> [Exercise instructions]:
Give the material once more, word for word, without any images.

> [Recorded information]:
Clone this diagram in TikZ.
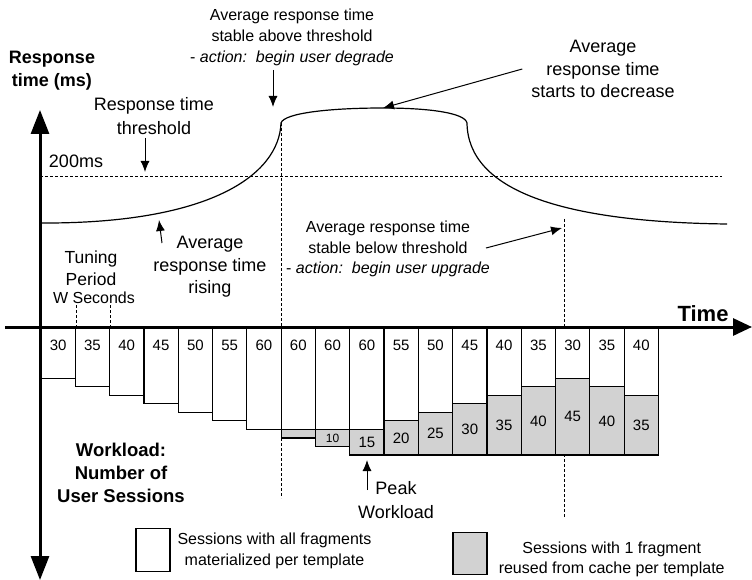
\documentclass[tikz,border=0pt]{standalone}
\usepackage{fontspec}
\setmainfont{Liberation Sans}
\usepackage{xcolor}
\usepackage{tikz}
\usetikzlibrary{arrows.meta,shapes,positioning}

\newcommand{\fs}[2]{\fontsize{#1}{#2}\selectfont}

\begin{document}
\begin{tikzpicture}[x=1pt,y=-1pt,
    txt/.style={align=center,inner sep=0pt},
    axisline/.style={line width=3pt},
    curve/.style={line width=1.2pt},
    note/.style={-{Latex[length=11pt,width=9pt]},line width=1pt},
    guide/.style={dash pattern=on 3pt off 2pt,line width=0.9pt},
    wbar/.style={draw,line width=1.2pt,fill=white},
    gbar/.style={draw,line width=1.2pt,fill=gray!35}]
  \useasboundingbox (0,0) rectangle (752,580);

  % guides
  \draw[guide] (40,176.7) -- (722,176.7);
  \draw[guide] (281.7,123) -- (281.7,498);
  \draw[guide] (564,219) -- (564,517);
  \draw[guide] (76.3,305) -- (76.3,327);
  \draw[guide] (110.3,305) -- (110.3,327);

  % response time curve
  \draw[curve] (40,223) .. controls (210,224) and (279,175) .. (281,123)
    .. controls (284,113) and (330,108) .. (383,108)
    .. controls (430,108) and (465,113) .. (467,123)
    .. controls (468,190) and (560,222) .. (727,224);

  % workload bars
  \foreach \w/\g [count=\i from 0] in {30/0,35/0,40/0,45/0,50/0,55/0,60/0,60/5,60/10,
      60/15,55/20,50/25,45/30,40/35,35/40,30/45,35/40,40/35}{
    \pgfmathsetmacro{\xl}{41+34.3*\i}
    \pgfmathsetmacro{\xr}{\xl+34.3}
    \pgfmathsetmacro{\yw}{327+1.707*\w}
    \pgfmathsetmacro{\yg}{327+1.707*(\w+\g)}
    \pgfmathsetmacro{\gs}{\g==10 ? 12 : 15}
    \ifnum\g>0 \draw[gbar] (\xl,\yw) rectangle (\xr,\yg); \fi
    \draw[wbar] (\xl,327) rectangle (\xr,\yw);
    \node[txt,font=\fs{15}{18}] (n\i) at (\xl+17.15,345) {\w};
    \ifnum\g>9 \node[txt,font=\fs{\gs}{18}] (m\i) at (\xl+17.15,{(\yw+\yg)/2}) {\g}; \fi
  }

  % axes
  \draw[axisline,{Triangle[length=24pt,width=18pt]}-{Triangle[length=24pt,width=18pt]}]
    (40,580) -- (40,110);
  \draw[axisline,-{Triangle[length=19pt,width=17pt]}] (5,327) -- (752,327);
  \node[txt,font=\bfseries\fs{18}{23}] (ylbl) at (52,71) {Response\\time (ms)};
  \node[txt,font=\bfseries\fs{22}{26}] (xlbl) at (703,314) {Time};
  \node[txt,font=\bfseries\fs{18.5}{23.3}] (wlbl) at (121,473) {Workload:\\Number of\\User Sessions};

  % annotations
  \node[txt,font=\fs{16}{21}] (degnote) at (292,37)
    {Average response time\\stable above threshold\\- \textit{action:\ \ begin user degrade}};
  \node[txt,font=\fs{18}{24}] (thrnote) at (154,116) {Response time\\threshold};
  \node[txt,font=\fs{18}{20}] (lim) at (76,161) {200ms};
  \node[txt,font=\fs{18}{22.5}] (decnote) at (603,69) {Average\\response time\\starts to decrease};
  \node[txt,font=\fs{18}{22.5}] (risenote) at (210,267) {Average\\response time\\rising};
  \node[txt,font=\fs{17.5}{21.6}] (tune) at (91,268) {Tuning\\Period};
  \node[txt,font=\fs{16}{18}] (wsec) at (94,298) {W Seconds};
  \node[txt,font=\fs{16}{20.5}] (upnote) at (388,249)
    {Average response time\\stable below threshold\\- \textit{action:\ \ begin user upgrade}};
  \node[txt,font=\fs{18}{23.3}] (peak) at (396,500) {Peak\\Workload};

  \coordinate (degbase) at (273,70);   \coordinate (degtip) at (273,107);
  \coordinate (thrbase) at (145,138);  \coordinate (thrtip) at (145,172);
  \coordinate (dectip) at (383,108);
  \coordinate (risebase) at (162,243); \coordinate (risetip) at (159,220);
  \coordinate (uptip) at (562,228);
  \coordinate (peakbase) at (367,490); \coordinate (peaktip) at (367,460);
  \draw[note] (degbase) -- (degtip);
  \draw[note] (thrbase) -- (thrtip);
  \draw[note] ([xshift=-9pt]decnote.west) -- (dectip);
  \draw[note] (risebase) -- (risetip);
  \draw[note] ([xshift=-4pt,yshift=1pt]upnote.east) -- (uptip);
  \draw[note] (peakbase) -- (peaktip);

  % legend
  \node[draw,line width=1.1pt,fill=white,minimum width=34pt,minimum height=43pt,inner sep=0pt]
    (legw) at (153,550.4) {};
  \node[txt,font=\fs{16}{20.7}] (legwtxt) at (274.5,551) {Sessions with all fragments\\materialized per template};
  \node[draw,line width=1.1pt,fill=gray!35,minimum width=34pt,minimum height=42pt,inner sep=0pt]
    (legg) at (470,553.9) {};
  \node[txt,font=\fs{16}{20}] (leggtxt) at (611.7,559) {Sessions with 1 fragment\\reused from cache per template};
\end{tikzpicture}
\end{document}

> [Exercise solution]:
Clone this diagram in TikZ.
\documentclass[tikz,border=0pt]{standalone}
\usepackage{fontspec}
\setmainfont{Liberation Sans}
\usepackage{xcolor}
\usepackage{tikz}
\usetikzlibrary{arrows.meta,shapes,positioning}

\newcommand{\fs}[2]{\fontsize{#1}{#2}\selectfont}

\begin{document}
\begin{tikzpicture}[x=1pt,y=-1pt,
    txt/.style={align=center,inner sep=0pt},
    axisline/.style={line width=3pt},
    curve/.style={line width=1.2pt},
    note/.style={-{Latex[length=11pt,width=9pt]},line width=1pt},
    guide/.style={dash pattern=on 3pt off 2pt,line width=0.9pt},
    wbar/.style={draw,line width=1.2pt,fill=white},
    gbar/.style={draw,line width=1.2pt,fill=gray!35}]
  \useasboundingbox (0,0) rectangle (752,580);

  % guides
  \draw[guide] (40,176.7) -- (722,176.7);
  \draw[guide] (281.7,123) -- (281.7,498);
  \draw[guide] (564,219) -- (564,517);
  \draw[guide] (76.3,305) -- (76.3,327);
  \draw[guide] (110.3,305) -- (110.3,327);

  % response time curve
  \draw[curve] (40,223) .. controls (210,224) and (279,175) .. (281,123)
    .. controls (284,113) and (330,108) .. (383,108)
    .. controls (430,108) and (465,113) .. (467,123)
    .. controls (468,190) and (560,222) .. (727,224);

  % workload bars
  \foreach \w/\g [count=\i from 0] in {30/0,35/0,40/0,45/0,50/0,55/0,60/0,60/5,60/10,
      60/15,55/20,50/25,45/30,40/35,35/40,30/45,35/40,40/35}{
    \pgfmathsetmacro{\xl}{41+34.3*\i}
    \pgfmathsetmacro{\xr}{\xl+34.3}
    \pgfmathsetmacro{\yw}{327+1.707*\w}
    \pgfmathsetmacro{\yg}{327+1.707*(\w+\g)}
    \pgfmathsetmacro{\gs}{\g==10 ? 12 : 15}
    \ifnum\g>0 \draw[gbar] (\xl,\yw) rectangle (\xr,\yg); \fi
    \draw[wbar] (\xl,327) rectangle (\xr,\yw);
    \node[txt,font=\fs{15}{18}] (n\i) at (\xl+17.15,345) {\w};
    \ifnum\g>9 \node[txt,font=\fs{\gs}{18}] (m\i) at (\xl+17.15,{(\yw+\yg)/2}) {\g}; \fi
  }

  % axes
  \draw[axisline,{Triangle[length=24pt,width=18pt]}-{Triangle[length=24pt,width=18pt]}]
    (40,580) -- (40,110);
  \draw[axisline,-{Triangle[length=19pt,width=17pt]}] (5,327) -- (752,327);
  \node[txt,font=\bfseries\fs{18}{23}] (ylbl) at (52,71) {Response\\time (ms)};
  \node[txt,font=\bfseries\fs{22}{26}] (xlbl) at (703,314) {Time};
  \node[txt,font=\bfseries\fs{18.5}{23.3}] (wlbl) at (121,473) {Workload:\\Number of\\User Sessions};

  % annotations
  \node[txt,font=\fs{16}{21}] (degnote) at (292,37)
    {Average response time\\stable above threshold\\- \textit{action:\ \ begin user degrade}};
  \node[txt,font=\fs{18}{24}] (thrnote) at (154,116) {Response time\\threshold};
  \node[txt,font=\fs{18}{20}] (lim) at (76,161) {200ms};
  \node[txt,font=\fs{18}{22.5}] (decnote) at (603,69) {Average\\response time\\starts to decrease};
  \node[txt,font=\fs{18}{22.5}] (risenote) at (210,267) {Average\\response time\\rising};
  \node[txt,font=\fs{17.5}{21.6}] (tune) at (91,268) {Tuning\\Period};
  \node[txt,font=\fs{16}{18}] (wsec) at (94,298) {W Seconds};
  \node[txt,font=\fs{16}{20.5}] (upnote) at (388,249)
    {Average response time\\stable below threshold\\- \textit{action:\ \ begin user upgrade}};
  \node[txt,font=\fs{18}{23.3}] (peak) at (396,500) {Peak\\Workload};

  \coordinate (degbase) at (273,70);   \coordinate (degtip) at (273,107);
  \coordinate (thrbase) at (145,138);  \coordinate (thrtip) at (145,172);
  \coordinate (dectip) at (383,108);
  \coordinate (risebase) at (162,243); \coordinate (risetip) at (159,220);
  \coordinate (uptip) at (562,228);
  \coordinate (peakbase) at (367,490); \coordinate (peaktip) at (367,460);
  \draw[note] (degbase) -- (degtip);
  \draw[note] (thrbase) -- (thrtip);
  \draw[note] ([xshift=-9pt]decnote.west) -- (dectip);
  \draw[note] (risebase) -- (risetip);
  \draw[note] ([xshift=-4pt,yshift=1pt]upnote.east) -- (uptip);
  \draw[note] (peakbase) -- (peaktip);

  % legend
  \node[draw,line width=1.1pt,fill=white,minimum width=34pt,minimum height=43pt,inner sep=0pt]
    (legw) at (153,550.4) {};
  \node[txt,font=\fs{16}{20.7}] (legwtxt) at (274.5,551) {Sessions with all fragments\\materialized per template};
  \node[draw,line width=1.1pt,fill=gray!35,minimum width=34pt,minimum height=42pt,inner sep=0pt]
    (legg) at (470,553.9) {};
  \node[txt,font=\fs{16}{20}] (leggtxt) at (611.7,559) {Sessions with 1 fragment\\reused from cache per template};
\end{tikzpicture}
\end{document}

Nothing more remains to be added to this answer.